╭──

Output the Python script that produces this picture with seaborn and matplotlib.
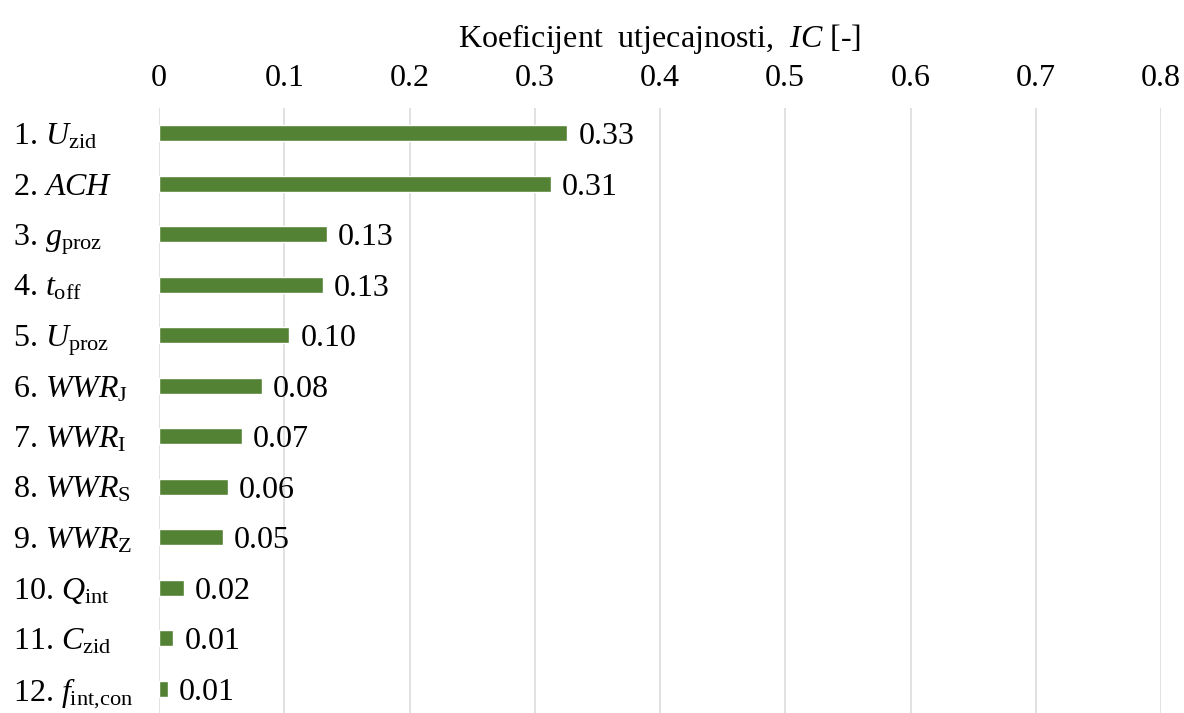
import pandas as pd
import matplotlib
matplotlib.use('Agg')
import matplotlib.pyplot as plt
import seaborn as sns

# Podaci: koeficijent utjecajnosti po parametru
parametri = ['1. $U_{\\mathrm{zid}}$', '2. $ACH$', '3. $g_{\\mathrm{proz}}$',
             '4. $t_{\\mathrm{off}}$', '5. $U_{\\mathrm{proz}}$', '6. $WWR_{\\mathrm{J}}$',
             '7. $WWR_{\\mathrm{I}}$', '8. $WWR_{\\mathrm{S}}$', '9. $WWR_{\\mathrm{Z}}$',
             '10. $Q_{\\mathrm{int}}$', '11. $C_{\\mathrm{zid}}$', '12. $f_{\\mathrm{int{,}con}}$']
ic = [0.326, 0.313, 0.134, 0.131, 0.104, 0.082, 0.066, 0.055, 0.051, 0.020, 0.0115, 0.0068]
oznake = ['0.33', '0.31', '0.13', '0.13', '0.10', '0.08', '0.07', '0.06', '0.05', '0.02', '0.01', '0.01']
x_ticks = [0, 0.1, 0.2, 0.3, 0.4, 0.5, 0.6, 0.7, 0.8]
x_tick_labels = ['0', '0.1', '0.2', '0.3', '0.4', '0.5', '0.6', '0.7', '0.8']

df = pd.DataFrame({'parametar': parametri, 'ic': ic})

sns.set_style('white')
plt.rcParams['font.family'] = ['Liberation Serif', 'DejaVu Serif']
plt.rcParams['mathtext.fontset'] = 'custom'
plt.rcParams['mathtext.rm'] = 'Liberation Serif'
plt.rcParams['mathtext.it'] = 'Liberation Serif:italic'
plt.rcParams['mathtext.bf'] = 'Liberation Serif:bold'
plt.rcParams['text.color'] = 'black'
plt.rcParams['xtick.color'] = 'black'
plt.rcParams['ytick.color'] = 'black'
plt.rcParams['axes.labelcolor'] = 'black'

fs = 23

fig = plt.figure(figsize=(11.84, 7.13), dpi=100)
ax = fig.add_axes([159 / 1184, -1 / 713, (1161 - 159) / 1184, (714 - 108) / 713])

sns.barplot(data=df, x='ic', y='parametar', orient='h', color='#548235',
            saturation=1, width=0.32, ax=ax)

# vrijednosti uz kraj stupca
for p, txt in zip(ax.containers[0], oznake):
    ax.annotate(txt, (p.get_width(), p.get_y() + p.get_height() / 2),
                xytext=(8, 0), textcoords='offset points',
                va='center_baseline', ha='left', fontsize=fs)

ax.set_xlim(0, 0.8)
ax.set_xticks(x_ticks)
ax.set_xticklabels(x_tick_labels, fontsize=fs)
ax.xaxis.tick_top()
ax.xaxis.set_label_position('top')
ax.set_xlabel('Koeficijent  utjecajnosti,  $IC$ [-]', fontsize=fs, labelpad=12)
ax.set_ylabel('')
ax.tick_params(axis='x', length=0, pad=11)
ax.tick_params(axis='y', length=0, pad=105, labelsize=fs)
for lbl in ax.get_yticklabels():
    lbl.set_horizontalalignment('left')

ax.grid(axis='x', color='#d9d9d9', linewidth=1.1)
ax.set_axisbelow(True)
sns.despine(ax=ax, left=True, bottom=True, top=True, right=True)

plt.savefig('out.png', dpi=100)
plt.close()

╰──

## Directions for this task
Leave out the pictures, then repeat the listing above exactly from its first line to the line with "va='center_baseline', ha='left', fontsize=fs)", inclusive.

## Completed exercise
Output the Python script that produces this picture with seaborn and matplotlib.
import pandas as pd
import matplotlib
matplotlib.use('Agg')
import matplotlib.pyplot as plt
import seaborn as sns

# Podaci: koeficijent utjecajnosti po parametru
parametri = ['1. $U_{\\mathrm{zid}}$', '2. $ACH$', '3. $g_{\\mathrm{proz}}$',
             '4. $t_{\\mathrm{off}}$', '5. $U_{\\mathrm{proz}}$', '6. $WWR_{\\mathrm{J}}$',
             '7. $WWR_{\\mathrm{I}}$', '8. $WWR_{\\mathrm{S}}$', '9. $WWR_{\\mathrm{Z}}$',
             '10. $Q_{\\mathrm{int}}$', '11. $C_{\\mathrm{zid}}$', '12. $f_{\\mathrm{int{,}con}}$']
ic = [0.326, 0.313, 0.134, 0.131, 0.104, 0.082, 0.066, 0.055, 0.051, 0.020, 0.0115, 0.0068]
oznake = ['0.33', '0.31', '0.13', '0.13', '0.10', '0.08', '0.07', '0.06', '0.05', '0.02', '0.01', '0.01']
x_ticks = [0, 0.1, 0.2, 0.3, 0.4, 0.5, 0.6, 0.7, 0.8]
x_tick_labels = ['0', '0.1', '0.2', '0.3', '0.4', '0.5', '0.6', '0.7', '0.8']

df = pd.DataFrame({'parametar': parametri, 'ic': ic})

sns.set_style('white')
plt.rcParams['font.family'] = ['Liberation Serif', 'DejaVu Serif']
plt.rcParams['mathtext.fontset'] = 'custom'
plt.rcParams['mathtext.rm'] = 'Liberation Serif'
plt.rcParams['mathtext.it'] = 'Liberation Serif:italic'
plt.rcParams['mathtext.bf'] = 'Liberation Serif:bold'
plt.rcParams['text.color'] = 'black'
plt.rcParams['xtick.color'] = 'black'
plt.rcParams['ytick.color'] = 'black'
plt.rcParams['axes.labelcolor'] = 'black'

fs = 23

fig = plt.figure(figsize=(11.84, 7.13), dpi=100)
ax = fig.add_axes([159 / 1184, -1 / 713, (1161 - 159) / 1184, (714 - 108) / 713])

sns.barplot(data=df, x='ic', y='parametar', orient='h', color='#548235',
            saturation=1, width=0.32, ax=ax)

# vrijednosti uz kraj stupca
for p, txt in zip(ax.containers[0], oznake):
    ax.annotate(txt, (p.get_width(), p.get_y() + p.get_height() / 2),
                xytext=(8, 0), textcoords='offset points',
                va='center_baseline', ha='left', fontsize=fs)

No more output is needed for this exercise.